As candidates for Georgetown University Student Association (GUSA) post flyers and share Instagram stories to attract students’ votes, the details of their platforms and plans often get lost.
Indeed, as the GUSA election approaches, with students voting Nov. 5 to Nov. 7, the Editorial Board feels there has not been enough discussion of certain nuances within GUSA’s appropriation process, which deeply affects students — student media groups perhaps most of all.
In 2001, Georgetown’s student body established a semesterly Student Activities Fee, included in tuition, via referendum. Referendum organizers intended for the fee to partially fund student clubs, but also to partially form an endowment that would replace the fee within ten years. However, because of factors including the 2008 recession, the university’s fiscal discipline and unjustified optimism about the endowment’s growth, the Student Activities Fee, controlled by the GUSA Senate, remains the sole source of funding for clubs.
Each year, during a lengthy financial appropriations process governed by the senate’s Financial Appropriations Committee (FinApp), GUSA senators liaise with club advisory boards, which represent clubs based on their focus, to distribute the money from the Student Activities Fee. For the 2025 fiscal year, which covers the 2024-25 school year, FinApp distributed over $1.2 million to 11 advisory boards and organizations.
Collectively, these organizations typically request more money than can be allocated, meaning the committee must make cuts. FinApp made cuts to five of the eleven groups in fiscal year 2025, including a notable 6.8% decrease to the Media Board — which funds The Hoya, the Georgetown Voice and other media organizations — from its allocation in the 2024 fiscal year.

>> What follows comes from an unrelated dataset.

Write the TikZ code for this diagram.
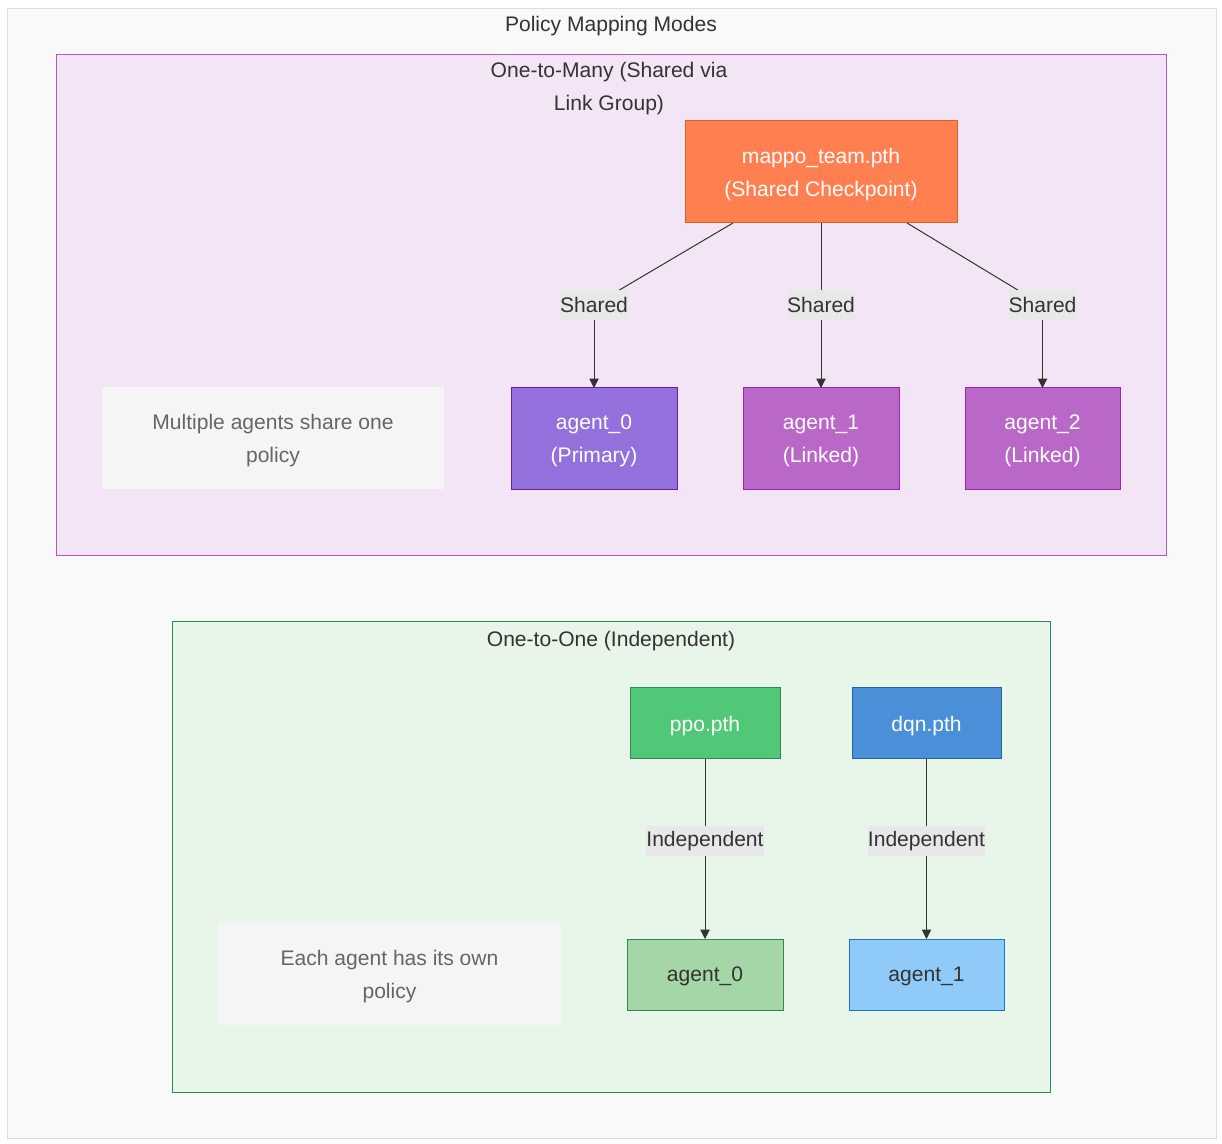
\documentclass[tikz,border=0pt]{standalone}
\usepackage{fontspec}
\setmainfont{Liberation Sans}
\usetikzlibrary{arrows.meta}
\definecolor{outerfill}{HTML}{F9F9F9}
\definecolor{outerdraw}{HTML}{DDDDDD}
\definecolor{purpfill}{HTML}{F3E5F5}
\definecolor{purpdraw}{HTML}{B455C8}
\definecolor{greenfill}{HTML}{E8F5E9}
\definecolor{greendraw}{HTML}{2E8B57}
\definecolor{coral}{HTML}{FF7F50}
\definecolor{coraldraw}{HTML}{D9621F}
\definecolor{primfill}{HTML}{9370DB}
\definecolor{primdraw}{HTML}{6A1BB0}
\definecolor{linkfill}{HTML}{BA68C8}
\definecolor{linkdraw}{HTML}{9C27B0}
\definecolor{ppofill}{HTML}{50C878}
\definecolor{dqnfill}{HTML}{4A90D9}
\definecolor{dqndraw}{HTML}{2C5F9E}
\definecolor{g0fill}{HTML}{A5D6A7}
\definecolor{g1fill}{HTML}{90CAF9}
\definecolor{g1draw}{HTML}{1976D2}
\definecolor{notefill}{HTML}{F5F5F5}
\definecolor{notetext}{HTML}{666666}
\definecolor{labfill}{HTML}{E8E8E8}
\definecolor{dark}{HTML}{333333}
\tikzset{
  sz/.style 2 args={minimum width=#1*0.75pt, minimum height=#2*0.75pt},
  base/.style={inner sep=0pt, outer sep=0pt, align=center, font=\fontsize{15.8}{24.75}\selectfont},
  frame/.style={base, line width=0.75pt},
  box/.style={base, line width=0.75pt, text depth=0pt},
  note/.style={base, fill=notefill, text=notetext, text depth=0pt},
  elab/.style={base, fill=labfill, text=dark, inner xsep=0pt, minimum height=30*0.75pt},
  title/.style={base, text=dark, text depth=0pt},
  conn/.style={draw=dark, line width=0.75pt},
  arr/.style={conn, -{Triangle[length=7pt,width=7pt]}},
}
\begin{document}
\begin{tikzpicture}[x=0.75pt,y=-0.75pt]
\useasboundingbox (0,0) rectangle (1222,1144);
% frames
\node[frame, sz={1209}{1129}, fill=outerfill, draw=outerdraw] (outer) at (611.5,573.5) {};
\node[title] (outert) at (611,23.5) {Policy Mapping Modes};
\node[frame, sz={1110}{501}, fill=purpfill, draw=purpdraw] (purp) at (611,305.5) {};
\node[title] (purpt) at (609,86.5) {One-to-Many (Shared via\\Link Group)};
\node[frame, sz={878}{470}, fill=greenfill, draw=greendraw] (green) at (611,857) {};
\node[title] (greent) at (611,638.5) {One-to-One (Independent)};
% top cluster nodes
\node[box, sz={272}{102}, fill=coral, draw=coraldraw, text=white] (mappo) at (821,172) {mappo\_team.pth\\(Shared Checkpoint)};
\node[box, sz={166}{102}, fill=primfill, draw=primdraw, text=white] (a0) at (594,439) {agent\_0\\(Primary)};
\node[box, sz={156}{102}, fill=linkfill, draw=linkdraw, text=white] (a1) at (821,439) {agent\_1\\(Linked)};
\node[box, sz={155}{102}, fill=linkfill, draw=linkdraw, text=white] (a2) at (1042.5,439) {agent\_2\\(Linked)};
\node[note, sz={342}{102}] (note1) at (273,438.5) {Multiple agents share one\\policy};
\coordinate (m0) at (733,223);
\coordinate (m2) at (907,223);
\coordinate (l0c) at (594,305);
\coordinate (l1c) at (821,305);
\coordinate (l2c) at (1042.5,305);
\draw[conn] (m0) -- (l0c);
\draw[arr] (l0c) -- (a0.north);
\draw[arr] (mappo.south) -- (a1.north);
\draw[conn] (m2) -- (l2c);
\draw[arr] (l2c) -- (a2.north);
\node[elab, minimum width=68*0.75pt] (l0) at (l0c) {Shared};
\node[elab, minimum width=68*0.75pt] (l1) at (l1c) {Shared};
\node[elab, minimum width=68*0.75pt] (l2) at (l2c) {Shared};
% bottom cluster nodes
\node[box, sz={150}{71}, fill=ppofill, draw=greendraw, text=white] (ppo) at (705,723.5) {ppo.pth};
\node[box, sz={149}{71}, fill=dqnfill, draw=dqndraw, text=white] (dqn) at (926.5,723.5) {dqn.pth};
\node[box, sz={156}{71}, fill=g0fill, draw=greendraw, text=dark] (g0) at (705,974.5) {agent\_0};
\node[box, sz={155}{71}, fill=g1fill, draw=g1draw, text=dark] (g1) at (926.5,974.5) {agent\_1};
\node[note, sz={343}{102}] (note2) at (389.5,974) {Each agent has its own\\policy};
\draw[arr] (ppo.south) -- (g0.north);
\draw[arr] (dqn.south) -- (g1.north);
\node[elab, minimum width=118*0.75pt] (i0) at (705,841) {Independent};
\node[elab, minimum width=117*0.75pt] (i1) at (926.5,841) {Independent};
\end{tikzpicture}
\end{document}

While this Media Board cut is not the most drastic of the collective cuts, this decrease — from its requested allocation of $116,996 to a final allocated sum of $79,250 — falls into a pattern of behavior. For the 2024 fiscal year, the Media Board requested $154,018 from FinApp and was awarded just $85,000 — just over 55% of their request.
Senators on FinApp — Senator George LeMieux (CAS ’25), in Media Board’s case — explain their reasoning for their group’s allocations in a report. LeMieux attributed the 6.76% decrease in part to his idea that physically printing newspapers at volume is wasteful and unnecessary. Still, he wrote that “this Committee has no intention of attacking free speech or the press on campus, only that funding be used transparently and not wasted.”
The Editorial Board is pleased with LeMieux’s commitment to his duty of stringent fiscal responsibility and communication. This process is opaque and its conclusions are difficult to remedy; while the Media Board was fortunate to communicate with a senator so willing to provide written reasoning for the cuts, many other boards were not so lucky.
However, the Board feels it necessary to express its disgust with his views on printed newspapers and lack of faith in The Hoya to adequately appropriate its resources.
In an interview with the new Vice Chair of FinApp, Tina Solki (MSB, SFS ’26), however, the Editorial Board initially found reason for hope. Solki, who also serves as design editor for the Voice, reiterated her support for publications’ continued printing.
“I’m familiar in my role as a design editor that half the reason people draw is to get their works in print. It’s an incredibly special experience. And I think that printing has incredible value,” Solki told The Hoya.
While Solki’s support for student media is comforting, it does not bring the Editorial Board long-term hope for stability in campus media that it strives for.
Although Solki’s position as a member of the Voice’s Board of Editors boosts our confidence that the Media Board will be cut less, or not at all, this dynamic highlights the volatility of the process and the unreasonable influence of individual senators. The fact that allocated funding has been so dependent on individual senators demonstrates a fundamental weakness in the appropriations process.
Indeed, with regard to journalistic organizations, this funding process presents a dramatic conflict of interest. Student journalists from The Hoya, the Voice and other publications regularly observe and report on GUSA with a critical eye; yet GUSA’s appropriations process leaves crucial funding decisions to the very student government members that student publications cover.
As a result, the Editorial Board strongly recommends that any media organization with potential to regularly report on GUSA should not be subjected to their funding process, and should instead be directly managed by university administrators with no ties whatsoever to student media. Even if the university behaves in a more critical manner with regard to funding waste, the Editorial Board trusts that the process will be conducted impartially and with sufficient room for appeals and transparency.
The university administration is largely divorced from the student politics and social momentum that define GUSA’s FinApp process; the Editorial Board has faith that it will not only better and more consistently prioritize the needs of campus media, but promote a higher degree of independence for those media outlets.
The Editorial Board urges the university to consider how best it can promote the freedom of the press that we take pride in as a community. Divorce those who govern from those who check their power; remove media appropriations from FinApp’s control.
The Hoya’s editorial board is composed of six students and is chaired by the opinion editor. Editorials reflect only the beliefs of a majority of the board and are not representative of The Hoya or any individual member of the board.